During the event, attendees listened to a panel discussion centered around the essential role of female leaders in global health. Panelists Agnes Binagwaho, Natalia Kanem ’76, Abby Maxman, and Reema Nanavaty offered their perspectives during the discussion. The panel was moderated by Jacqueline Bhabha, a professor of the practice of health and human rights at the Harvard T.H. Chan School of Public Health, the Jeremiah Smith Jr. Lecturer in Law at Harvard Law School, and an adjunct lecturer in public policy at the Harvard Kennedy School.

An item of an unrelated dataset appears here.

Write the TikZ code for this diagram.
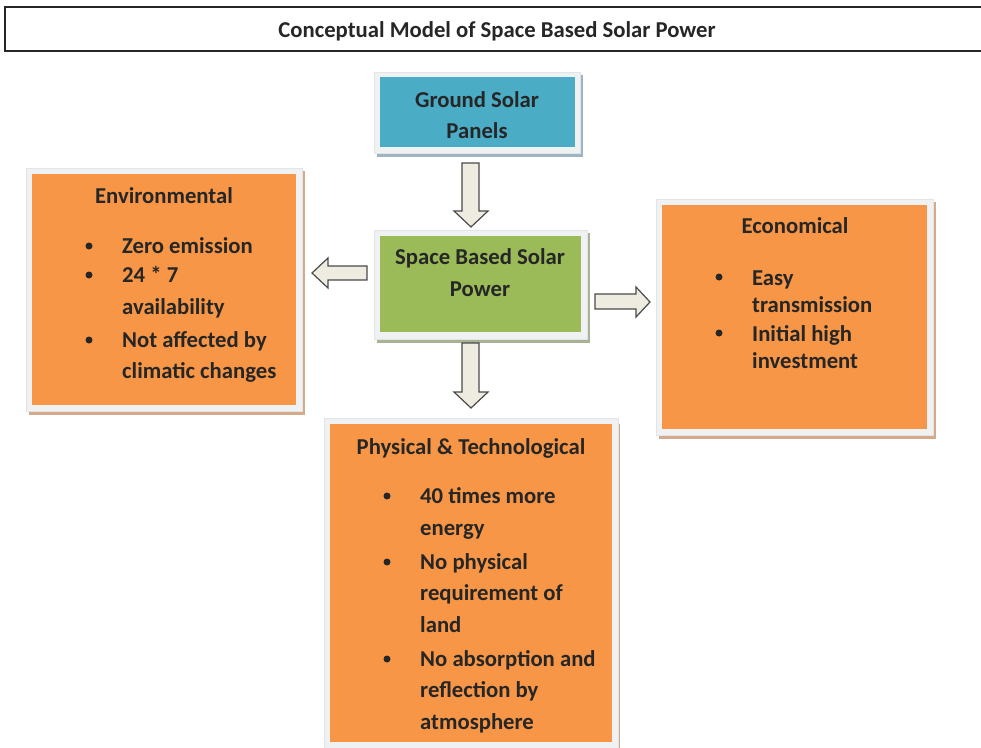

“Ophelia’s life teaches us what is possible when a fierce intellect and an unbounded imagination are matched with a capacious heart and unflinching purpose to advance global health equity.”

Chelsea Clinton

“[Health] is the pillar in the middle of everything that concerns human development,” said Binagwaho, the vice chancellor of the University of Global Health Equity, an initiative of PIH. Maxman, president and CEO of Oxfam America, said a common mantra during the pandemic was: “No one is safe until everyone is safe.” This is a reminder that there is still so much work to be done when it comes to achieving gender equity in healthcare. The key to this is uplifting more women as leaders.

Nanavaty, who has worked with the Self Employed Women’s Association for more than 35 years and is currently a member of the Advisory Council on Gender and Development of the World Bank Group, said that to do this we must recognize that all women are leaders. She sees the most promise in empowering women at the local level to be leaders in their communities.

“We have needlessly made health more corporate than cooperative,” Nanavaty said during the panel. “Women as leaders do not lead and pull people behind … they help other women lead.”

During her remarks, Clinton praised Dahl for giving so much of herself to the world and for lifting up those around her to do the same.

“Thank you, Ophelia, for teaching us about what is possible with enough will and grit and determination and love,” she said. “Thank you for proving what is possible, again, to all of us every day.”